In the end, it’s the economy, isn’t it?
Elections often turn on the state of the economy (or at least the perception of the state of the economy). Election 2010 may be a case in point. The economy is hands down the most important issue cited by voters in the Public Religion Institute survey we’ve relied on this week. (Scroll down on right to see earlier posts.)
How about you?
What is your No. 1 political issue in Election 2010?
Almost half (46%) say the economy is the No. 1 issue. Contrast that with the percentage of voters who say healthcare is their top issue—only 20%. Only 10% say it’s the budget deficit. How about the ongoing wars in Iraq and Afghanistan? Few worries there, compared to the economy. Only 9% cite the wars as their top issue.

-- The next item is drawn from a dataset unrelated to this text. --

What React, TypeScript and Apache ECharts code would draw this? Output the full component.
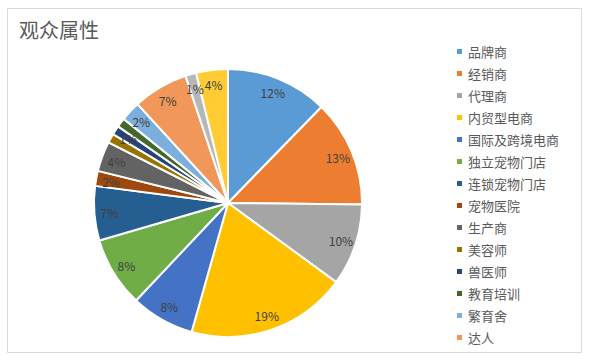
import React, { useEffect, useRef } from "react";
import * as echarts from "echarts";

const title = "观众属性";
const categories = [
  "品牌商", "经销商", "代理商", "内贸型电商", "国际及跨境电商", "独立宠物门店", "连锁宠物门店",
  "宠物医院", "生产商", "美容师", "兽医师", "教育培训", "繁育舍", "达人", "其他A", "其他B",
];
const legendNames = categories.slice(0, 14);
const values = [12.2, 12.8, 9.8, 19.2, 7.6, 8.4, 6.5, 1.8, 3.6, 1.1, 1.1, 1.1, 2.4, 6.6, 1.3, 3.8];
const colors = [
  "#5B9BD5", "#ED7D31", "#A5A5A5", "#FFC000", "#4472C4", "#70AD47", "#255E91",
  "#9E480E", "#636363", "#997300", "#264478", "#43682B", "#7CAFDD", "#F1975A", "#B7B7B7", "#FFCD33",
];

const FONT = "'Noto Sans CJK SC', 'Noto Sans', sans-serif";

export default function App() {
  const ref = useRef<HTMLDivElement>(null);
  useEffect(() => {
    if (!ref.current) return;
    const chart = echarts.init(ref.current, null, { renderer: "svg" });
    const data = categories.map((name, i) => ({ name, value: values[i], itemStyle: { color: colors[i] } }));
    const total = values.reduce((a, b) => a + b, 0);
    chart.setOption({
      animation: false,
      backgroundColor: "#ffffff",
      color: colors,
      title: {
        text: title,
        left: 14,
        top: 14,
        textStyle: { fontFamily: FONT, fontSize: 20, fontWeight: "normal", color: "#595959" },
      },
      legend: {
        data: legendNames,
        orient: "vertical",
        left: 450,
        top: 40,
        itemWidth: 7,
        itemHeight: 7,
        itemGap: 9,
        icon: "rect",
        textStyle: { fontFamily: FONT, fontSize: 13, color: "#595959", padding: [0, 0, 0, 0] },
      },
      graphic: [
        {
          type: "rect",
          shape: { x: 7.5, y: 8.5, width: 574, height: 344 },
          style: { fill: "none", stroke: "#D9D9D9", lineWidth: 1 },
          silent: true,
        },
      ],
      series: [
        {
          type: "pie",
          center: [228, 203],
          radius: [0, 134],
          startAngle: 90,
          clockwise: true,
          avoidLabelOverlap: false,
          label: { show: false },
          labelLine: { show: false },
          itemStyle: { borderColor: "#ffffff", borderWidth: 2 },
          emphasis: { disabled: true },
          data,
        },
        {
          type: "pie",
          center: [228, 203],
          radius: [98, 134],
          startAngle: 90,
          clockwise: true,
          silent: true,
          avoidLabelOverlap: false,
          legendHoverLink: false,
          itemStyle: { color: "rgba(0,0,0,0)", borderWidth: 0 },
          label: {
            show: true,
            position: "inside",
            fontFamily: FONT,
            fontSize: 12,
            color: "#404040",
            formatter: (p: any) => Math.round((p.value / total) * 100) + "%",
          },
          labelLine: { show: false },
          emphasis: { disabled: true },
          data: categories.map((name, i) => ({ name: name + " ", value: values[i] })),
        },
      ],
    });
    return () => chart.dispose();
  }, []);
  return (
    <div
      ref={ref}
      style={{ position: "fixed", left: 0, top: 0, width: 592, height: 360 }}
    />
  );
}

Almost half of voters (49%) say the economy has gotten worse since Obama entered the White House. Only 20% say its better. The economic recovery, as we’ve discussed before, is a case of the dog that didn’t bark: it’s what didn’t happen that could have happened. Things would have been a lot worse if the stimulus package had not been implemented, according to the nonpartisan Congressional Budget Office. But that’s hard to appreciate if you’ve lost your job or you’re struggling financially.
Over half of voters say they are in fair or poor shape financially. These voters are more likely to cast their votes for Democrats than for Republicans, according to the poll. But those who are in excellent or good shape financially (about 44%) are more likely to vote for Republicans.
Are you more likely to vote in the midterm election because of the economy?
Will the state of the economy determine who you vote for?